One of the main objectives in mediation is to give people insights. Insights that help them understand the effect of their actions and of their style of communication on their families. This responsibility does not stop with divorce – where there are children it becomes even more important. Sharing parental duties and responsibilities is more complex through circumstances. Mediators try to help people commit to changing to improve outcomes for their children, as well as make life easier and less stressful for themselves as parents.
Everyone perceives the world from their own perspective. It takes empathy to imagine events from another’s perspective and helping to achieve that without accusation or blame is a mediation skill. For example, a parent with a long journey around the M25 in the rush hour may be exhausted and irritable by the time they arrive to see their children. If the children have conked out and gone to bed and the other parent angrily relays the disappointment of their offspring, conflict is probable. Add the guilt induced through hearing the account of their children waiting with noses pressed against the window watching for them and the scene is set for trouble. Situations like this are standard fare in family mediation. The same or similar scenes present in a multitude of variations, but the underlying problems are the same. There is the disappointment of the children, the exhaustion anger and disappointment of the parents.
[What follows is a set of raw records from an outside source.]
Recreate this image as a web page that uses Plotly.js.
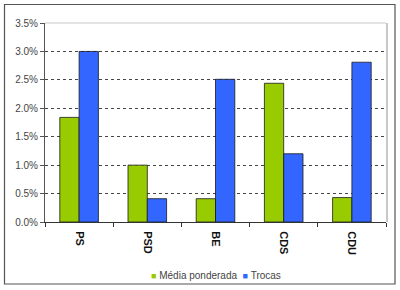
<!DOCTYPE html>
<html><head><meta charset="utf-8">
<script src="https://cdn.plot.ly/plotly-3.0.1.min.js"></script>
<style>html,body{margin:0;padding:0;background:#fff;}#chart{width:400px;height:290px;}</style>
</head><body><div id="chart"></div>
<script>
const categories = ["PS", "PSD", "BE", "CDS", "CDU"];
const mediaPonderada = [0.0184, 0.0100, 0.0041, 0.0244, 0.0043];
const trocas = [0.0300, 0.0041, 0.0251, 0.0120, 0.0281];
const seriesNames = ["Média ponderada", "Trocas"];
const seriesColors = ["#99cc00", "#3366ff"];
const yTickVals = [0, 0.005, 0.01, 0.015, 0.02, 0.025, 0.03, 0.035];

const W = 400, H = 290;
const m = {l: 45, r: 14, t: 23, b: 68};
const pw = W - m.l - m.r, ph = H - m.t - m.b;
const px = v => (v - m.l) / pw;
const py = v => (H - m.b - v) / ph;

const barLine = {color: '#1a1a1a', width: 0.8};
const traces = [
  {type: 'bar', x: categories, y: mediaPonderada, name: seriesNames[0], marker: {color: seriesColors[0], line: barLine}},
  {type: 'bar', x: categories, y: trocas, name: seriesNames[1], marker: {color: seriesColors[1], line: barLine}}
];

const legendText = seriesNames.map((n, i) =>
  `<span style="color:${seriesColors[i]};font-size:9px">■</span> ${n}`).join('  ');

const layout = {
  width: W, height: H,
  margin: m,
  showlegend: false,
  paper_bgcolor: '#fff', plot_bgcolor: '#fff',
  font: {family: 'Arial, "Liberation Sans", sans-serif', size: 10, color: '#333'},
  barmode: 'group', bargap: 0.434, bargroupgap: 0,
  xaxis: {
    type: 'category', tickangle: 90, tickson: 'boundaries', ticks: 'outside', ticklen: 4, tickcolor: '#333',
    showline: true, linecolor: '#333', linewidth: 1, showgrid: false, automargin: false,
    ticklabelstandoff: 6,
    tickfont: {family: 'Arial, "Liberation Sans", sans-serif', size: 11, color: '#111', weight: 'bold'},
    range: [-0.5, 4.5]
  },
  yaxis: {
    range: [0, 0.035], tickvals: yTickVals, tickformat: '.1%', ticks: 'outside', ticklen: 4, tickcolor: '#555',
    showline: true, linecolor: '#555', linewidth: 1, automargin: false,
    showgrid: true, gridcolor: '#444', gridwidth: 1, griddash: '3px,3px', zeroline: false,
    tickfont: {size: 10, color: '#444'}
  },
  annotations: [
    {xref: 'paper', yref: 'paper', x: px(216), y: py(275.5), xanchor: 'center', yanchor: 'middle', showarrow: false,
     text: legendText, font: {size: 10, color: '#444'}}
  ],
  shapes: [
    {type: 'rect', xref: 'paper', yref: 'paper', x0: px(4.5), x1: px(395), y0: py(284), y1: py(4.5), line: {color: '#555', width: 1.2}, layer: 'below'},
    {type: 'line', xref: 'paper', yref: 'paper', x0: 0, x1: 1, y0: 1, y1: 1, line: {color: '#c8c8c8', width: 1}},
    {type: 'line', xref: 'paper', yref: 'paper', x0: px(387), x1: px(387), y0: 0, y1: 1, line: {color: '#c8c8c8', width: 2}}
  ]
};

Plotly.newPlot('chart', traces, layout, {displayModeBar: false, staticPlot: true});
</script></body></html>
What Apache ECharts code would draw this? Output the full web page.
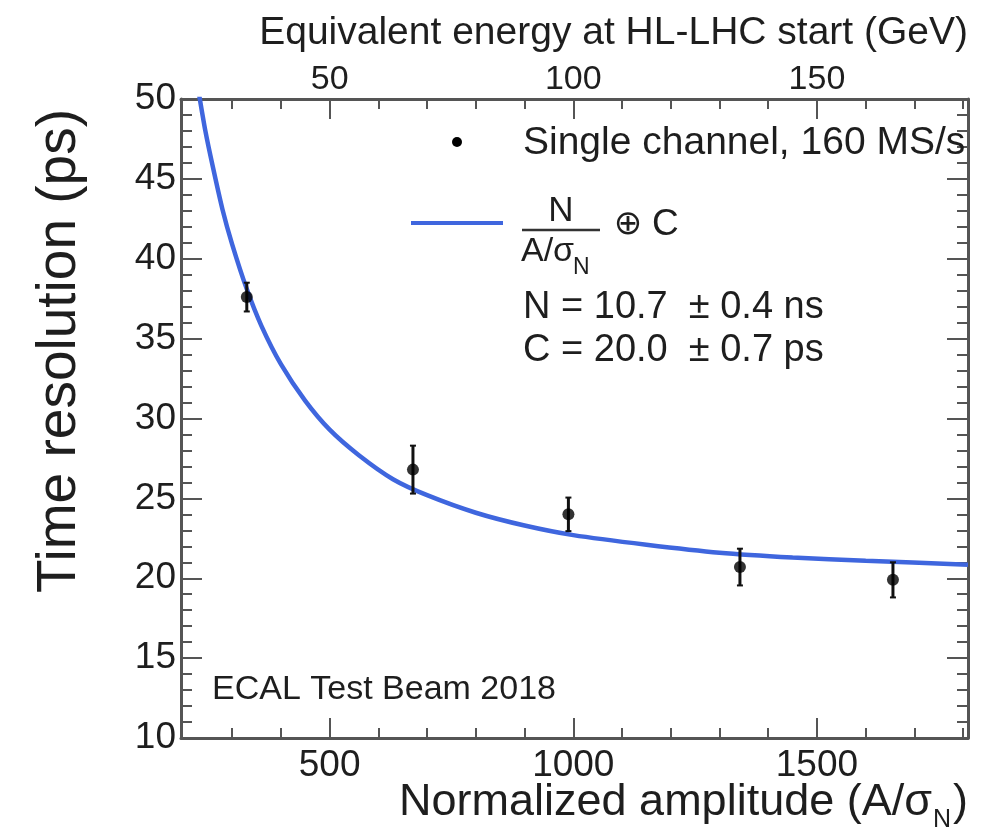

The couple’s own history of miscommunication brings them to this latest re-enactment of their disastrous repetition of previous recriminations, accusations and blame.
Can the mediator intervene effectively enough to help them break the habits of a life-time? Can insights bring about change? It depends how much people want to change. Surprisingly, the worse it is for them, the more likely they are to decide (and it has to be a joint decision) to commit to ground rules to stop the re-enactments of the past. Next Friday the mediator will not be there, but the rules agreed with her in mediation will be in their minds and hopefully the scene is set for a different outcome.
Much communication is either non-verbal or relayed partly through expression and tone of voice. The same words can convey completely opposite meanings if said angrily than if said in a soft affectionate way. Some people have learned to negotiate assertively in large pushy families and others have learned to negotiate totally differently, by offering and declining, and needing to be pressed to accept something they really desire. Then there are cultural and other layers of meaning that can cause complete confusion, it is a wonder we understand each other as well as we do.
It is common to find in mediation that a couple are repeating a train track type conversation, they have had countless times. They know it ends in dead-lock, but seem to be irresistibly drawn to repeat it. “See, it’s hopeless s/he doesn’t understand . . . ” The appeal is to the mediator to translate. This is called re-framing. The mediator hears what is said and re-phrases it so the other person gets the meaning. This can be through a more neutral form of words or different tone of voice, or both.
Many couples want the mediator to shuttle between them to spare themselves the stress of having to meet. That can work well, but if parents have to communicate over children, then shuttle mediation is unlikely to help much, as they parents need to learn to understand each other without the mediator. By not meeting and communicating with the mediator’s help, shuttle mediation does not help mend the underlying communication problem. Mediation is the main – if not only method parents can gain the insights they need to make changes enabling them to communicate better in future, unless they attend counselling, despite their separation.